I was about 8 years old when 'Happy' showed itself in tears, for the first time. I was at the Olympic Swim Club with my friend Kay, who was also 8 years old. I recall that we weren’t allowed to actually swim in the pool that day, because the club was hosting a “Little Miss Olympic Contest.” Of course, I had no clue what a pageant was or even that Kay’s mom had entered her in the contest. I simply remember playing on the ladder in the deep end and dipping my toes into the forbidden water as the girls paraded down the diving board and back. Then a man’s voice came over the loud speaker and announced that Kay was “Little Miss Olympic!” Suddenly, I was crying so much that my Mom came rushing over to see if I had been injured. It took me by surprise because I didn’t KNOW why I was crying. Then, I realized that I was completely happy … for Kay.

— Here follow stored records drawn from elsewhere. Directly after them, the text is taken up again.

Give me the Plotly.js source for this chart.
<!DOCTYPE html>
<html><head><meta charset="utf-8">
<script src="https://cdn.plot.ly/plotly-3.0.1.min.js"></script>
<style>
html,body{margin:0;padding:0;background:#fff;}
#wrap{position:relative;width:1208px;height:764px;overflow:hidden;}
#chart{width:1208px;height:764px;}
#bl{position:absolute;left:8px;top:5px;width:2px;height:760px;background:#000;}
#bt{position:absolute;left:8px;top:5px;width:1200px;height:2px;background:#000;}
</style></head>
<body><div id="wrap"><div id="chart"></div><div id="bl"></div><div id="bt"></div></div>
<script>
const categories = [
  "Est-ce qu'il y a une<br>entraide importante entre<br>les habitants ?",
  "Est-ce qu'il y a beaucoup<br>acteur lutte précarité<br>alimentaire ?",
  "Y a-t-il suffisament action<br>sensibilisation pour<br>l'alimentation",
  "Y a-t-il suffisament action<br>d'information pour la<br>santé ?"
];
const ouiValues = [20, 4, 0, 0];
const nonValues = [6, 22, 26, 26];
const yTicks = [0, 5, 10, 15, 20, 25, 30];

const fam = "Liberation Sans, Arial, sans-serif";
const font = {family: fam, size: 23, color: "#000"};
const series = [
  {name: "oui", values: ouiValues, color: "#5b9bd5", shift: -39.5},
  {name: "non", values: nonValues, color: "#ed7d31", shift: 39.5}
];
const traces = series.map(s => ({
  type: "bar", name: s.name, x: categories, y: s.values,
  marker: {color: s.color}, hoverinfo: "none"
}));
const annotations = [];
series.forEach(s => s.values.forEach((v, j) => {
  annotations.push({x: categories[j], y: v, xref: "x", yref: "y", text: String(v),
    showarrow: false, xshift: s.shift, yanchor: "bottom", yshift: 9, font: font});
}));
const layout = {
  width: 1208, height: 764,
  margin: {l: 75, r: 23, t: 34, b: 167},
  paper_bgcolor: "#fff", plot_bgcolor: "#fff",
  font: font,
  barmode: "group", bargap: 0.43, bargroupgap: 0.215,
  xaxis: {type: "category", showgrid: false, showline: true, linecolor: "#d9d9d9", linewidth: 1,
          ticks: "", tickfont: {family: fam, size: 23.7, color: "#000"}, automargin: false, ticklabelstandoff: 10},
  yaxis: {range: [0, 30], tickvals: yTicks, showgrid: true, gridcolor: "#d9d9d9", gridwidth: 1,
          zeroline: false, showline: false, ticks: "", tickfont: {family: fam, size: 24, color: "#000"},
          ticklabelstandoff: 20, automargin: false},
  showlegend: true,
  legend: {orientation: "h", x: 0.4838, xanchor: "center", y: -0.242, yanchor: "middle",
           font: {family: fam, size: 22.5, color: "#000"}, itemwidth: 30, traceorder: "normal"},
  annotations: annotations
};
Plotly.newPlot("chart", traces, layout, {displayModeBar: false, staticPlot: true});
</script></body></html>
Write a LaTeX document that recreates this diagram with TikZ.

I’m looking forward to feeling that kind of happy again this
weekend. My precious friend, Ladybug, is getting married. Ladybug and I became friends years ago, through
a church group. One of the first times
that we met over coffee, I remember her eyes filling with tears when she talked
about how lonely she was. A single mother of three boys, she’d been through
more than her share of hurdles and she was just about at the end of her rope. I
tried to encourage her to hang on … to trust that God had someone wonderful in
mind for her. Fast forward several years,
and here we are.
One day during the wedding planning process last year, she expressed
concern over the idea that maybe no one would show up for her big day. But I
knew better. People want more ‘happy.’
Seems like most of us are just trying to keep our heads above water on any given day. We deal with bills, car troubles, more bills,
taxes, illnesses and work. We’re overcommitted, overburdened and overly
exhausted. We no longer have to wait for
our daily dose of bad news from the 6 pm TV broadcasts, we get the doom and
gloom streamed to us on the radio, our phones, through Twitter, Facebook and a
myriad of other channels ... when all we really want is a little bit of ‘happy.’
Happiness is the package that comes with HOPE at its creamy,
sweet center. Some of us look for those magic glimpses of it in goosebump-producing
auditions on shows like X-Factor or American Idol. Sometimes we get a taste of it
when our kids achieve a milestone as a result of hard work. But overall, it can be pretty elusive. Add to that the fact that we are
egocentric beings and it becomes a rarity to REALLY feel completely happy for
someone else. ("When is it MY turn?!") I know I struggle with this kind of selfishness way, way too
much.
My Mama has a saying that goes like this, “They have to know
how much you care before they care how much you know.” And I KNOW that Ladybug cares for me. She’s
listened to me whine about stupid stuff many times. She’s loved me unconditionally
when I was at my worst (and I've had far too many of those days than I care to recount). She’s been my best friend in every sense of the
word. So I am over-the-moon with Happy
for her, this week. On Saturday, I’m going
to dance like a drunken fool and toast my precious friend, her new husband and
the fact that she finally has a big, well deserved, fistful of Happy!